Friday, December 23, 2011

Waiopae Tidepool Marine Life Conservation District

On the southeast end of the island, a twisty sometimes one-lane road takes you through papaya groves and lava fields, past tumbledown shacks and gated new homes (and even a castle, incongruous amid the clumps of sugarcane), and out to the end of the spit and a subdivision called "Vacationland" where a series of lava-formed tidepools have been both incorporated into homesites, giving people their own private thermal hot tubs/koi ponds, and turned into a public park. We'd brought our snorkel gear but the wind was well beyond brisk and the rain squalls frequent, and the wet lava rocks were slippery. We teetered around the edges of the ponds for a bit but didn't go in.

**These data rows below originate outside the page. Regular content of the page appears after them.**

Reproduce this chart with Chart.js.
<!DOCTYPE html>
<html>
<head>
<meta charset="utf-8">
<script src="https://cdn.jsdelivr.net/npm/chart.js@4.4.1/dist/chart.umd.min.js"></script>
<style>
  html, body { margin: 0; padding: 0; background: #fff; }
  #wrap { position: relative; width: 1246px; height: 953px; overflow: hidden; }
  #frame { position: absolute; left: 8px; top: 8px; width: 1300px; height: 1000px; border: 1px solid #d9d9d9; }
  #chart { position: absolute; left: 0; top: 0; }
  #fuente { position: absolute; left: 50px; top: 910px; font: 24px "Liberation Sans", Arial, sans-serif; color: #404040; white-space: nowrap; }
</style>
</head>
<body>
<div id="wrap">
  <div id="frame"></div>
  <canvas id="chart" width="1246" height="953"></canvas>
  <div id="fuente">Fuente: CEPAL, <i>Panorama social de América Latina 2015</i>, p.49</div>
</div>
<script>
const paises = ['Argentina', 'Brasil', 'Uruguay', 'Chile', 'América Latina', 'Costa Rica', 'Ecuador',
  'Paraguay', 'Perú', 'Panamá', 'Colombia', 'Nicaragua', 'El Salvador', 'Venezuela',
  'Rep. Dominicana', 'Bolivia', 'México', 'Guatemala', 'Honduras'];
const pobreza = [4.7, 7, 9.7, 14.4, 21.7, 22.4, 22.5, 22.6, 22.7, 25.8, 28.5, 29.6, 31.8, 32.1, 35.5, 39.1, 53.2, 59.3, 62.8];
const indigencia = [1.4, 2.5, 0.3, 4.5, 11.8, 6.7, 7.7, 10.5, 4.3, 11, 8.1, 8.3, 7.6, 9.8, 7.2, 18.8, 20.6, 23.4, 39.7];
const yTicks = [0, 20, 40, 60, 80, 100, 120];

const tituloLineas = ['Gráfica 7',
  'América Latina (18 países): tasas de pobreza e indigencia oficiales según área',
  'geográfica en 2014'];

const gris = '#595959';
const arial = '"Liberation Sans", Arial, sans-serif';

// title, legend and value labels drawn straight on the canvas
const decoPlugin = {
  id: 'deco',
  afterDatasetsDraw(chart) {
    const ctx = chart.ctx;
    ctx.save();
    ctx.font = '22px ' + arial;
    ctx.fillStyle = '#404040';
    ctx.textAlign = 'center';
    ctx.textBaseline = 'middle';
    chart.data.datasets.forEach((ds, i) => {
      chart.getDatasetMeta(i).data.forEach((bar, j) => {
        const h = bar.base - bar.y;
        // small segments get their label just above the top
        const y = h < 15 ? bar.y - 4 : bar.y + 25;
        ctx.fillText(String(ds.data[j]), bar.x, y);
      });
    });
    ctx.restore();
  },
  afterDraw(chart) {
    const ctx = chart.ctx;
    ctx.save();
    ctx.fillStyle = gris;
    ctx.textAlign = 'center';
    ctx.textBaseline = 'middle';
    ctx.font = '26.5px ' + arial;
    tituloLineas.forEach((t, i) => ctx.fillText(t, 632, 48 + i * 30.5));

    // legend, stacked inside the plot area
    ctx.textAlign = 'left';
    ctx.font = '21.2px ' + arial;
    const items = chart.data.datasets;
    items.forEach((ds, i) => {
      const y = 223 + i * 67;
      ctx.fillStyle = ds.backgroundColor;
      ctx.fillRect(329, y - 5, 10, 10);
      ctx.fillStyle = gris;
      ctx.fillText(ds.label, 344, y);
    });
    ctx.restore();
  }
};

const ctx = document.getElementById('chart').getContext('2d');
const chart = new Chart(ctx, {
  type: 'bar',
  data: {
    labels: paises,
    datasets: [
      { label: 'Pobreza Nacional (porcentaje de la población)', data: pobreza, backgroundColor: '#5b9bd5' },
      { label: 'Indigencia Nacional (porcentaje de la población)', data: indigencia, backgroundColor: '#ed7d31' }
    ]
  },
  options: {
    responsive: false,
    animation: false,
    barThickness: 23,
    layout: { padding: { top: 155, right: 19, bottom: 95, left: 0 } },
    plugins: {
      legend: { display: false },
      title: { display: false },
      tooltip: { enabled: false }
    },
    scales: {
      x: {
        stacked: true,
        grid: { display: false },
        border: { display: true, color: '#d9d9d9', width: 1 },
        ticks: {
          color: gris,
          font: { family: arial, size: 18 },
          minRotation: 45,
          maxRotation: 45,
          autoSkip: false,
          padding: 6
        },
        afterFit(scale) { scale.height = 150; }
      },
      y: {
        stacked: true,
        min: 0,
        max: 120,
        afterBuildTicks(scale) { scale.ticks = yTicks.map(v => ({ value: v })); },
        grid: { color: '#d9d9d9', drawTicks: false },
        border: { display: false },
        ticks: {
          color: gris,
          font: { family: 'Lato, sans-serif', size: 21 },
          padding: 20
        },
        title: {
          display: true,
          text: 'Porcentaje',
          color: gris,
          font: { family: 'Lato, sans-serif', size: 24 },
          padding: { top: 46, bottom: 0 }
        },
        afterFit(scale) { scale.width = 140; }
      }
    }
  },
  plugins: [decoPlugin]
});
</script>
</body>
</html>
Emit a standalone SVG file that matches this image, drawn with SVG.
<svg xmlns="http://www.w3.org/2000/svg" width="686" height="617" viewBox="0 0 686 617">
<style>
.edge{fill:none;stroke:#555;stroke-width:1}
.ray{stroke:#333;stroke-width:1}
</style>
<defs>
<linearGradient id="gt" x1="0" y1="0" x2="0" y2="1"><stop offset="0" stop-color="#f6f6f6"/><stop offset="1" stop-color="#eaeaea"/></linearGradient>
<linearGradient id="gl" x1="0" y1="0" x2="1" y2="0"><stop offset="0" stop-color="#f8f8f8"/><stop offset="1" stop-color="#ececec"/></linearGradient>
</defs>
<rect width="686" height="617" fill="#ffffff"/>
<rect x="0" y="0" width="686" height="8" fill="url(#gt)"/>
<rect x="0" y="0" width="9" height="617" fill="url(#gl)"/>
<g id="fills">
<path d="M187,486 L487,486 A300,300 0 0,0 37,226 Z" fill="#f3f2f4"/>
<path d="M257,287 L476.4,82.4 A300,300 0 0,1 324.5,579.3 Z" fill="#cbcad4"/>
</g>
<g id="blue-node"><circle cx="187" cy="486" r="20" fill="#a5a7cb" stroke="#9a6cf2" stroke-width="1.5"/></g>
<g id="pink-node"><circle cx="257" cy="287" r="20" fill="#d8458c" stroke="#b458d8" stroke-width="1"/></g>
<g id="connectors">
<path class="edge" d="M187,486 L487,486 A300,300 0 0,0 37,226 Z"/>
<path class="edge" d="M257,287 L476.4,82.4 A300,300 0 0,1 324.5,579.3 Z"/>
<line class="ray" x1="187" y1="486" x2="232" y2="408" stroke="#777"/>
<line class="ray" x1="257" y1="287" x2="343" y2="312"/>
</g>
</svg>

Farther to the west, along the bottom of the island and heading towards the new lava flow from the Pu`u `O`o crater is Alahanui Park, where there's a bigger thermally-heated enclosed lagoon that's a popular swimming hole, and we ended up going in there instead. There were fish in the thermal pool, but not many, though John did encounter a school of small fish that seemed to think he was tasty, and he was nibbled on a bit. I just floated around watching a two-year-old girl laugh as her father carried her around the pool so she could pick up the yellow leaves floating on the water.



The only marine life I saw that day.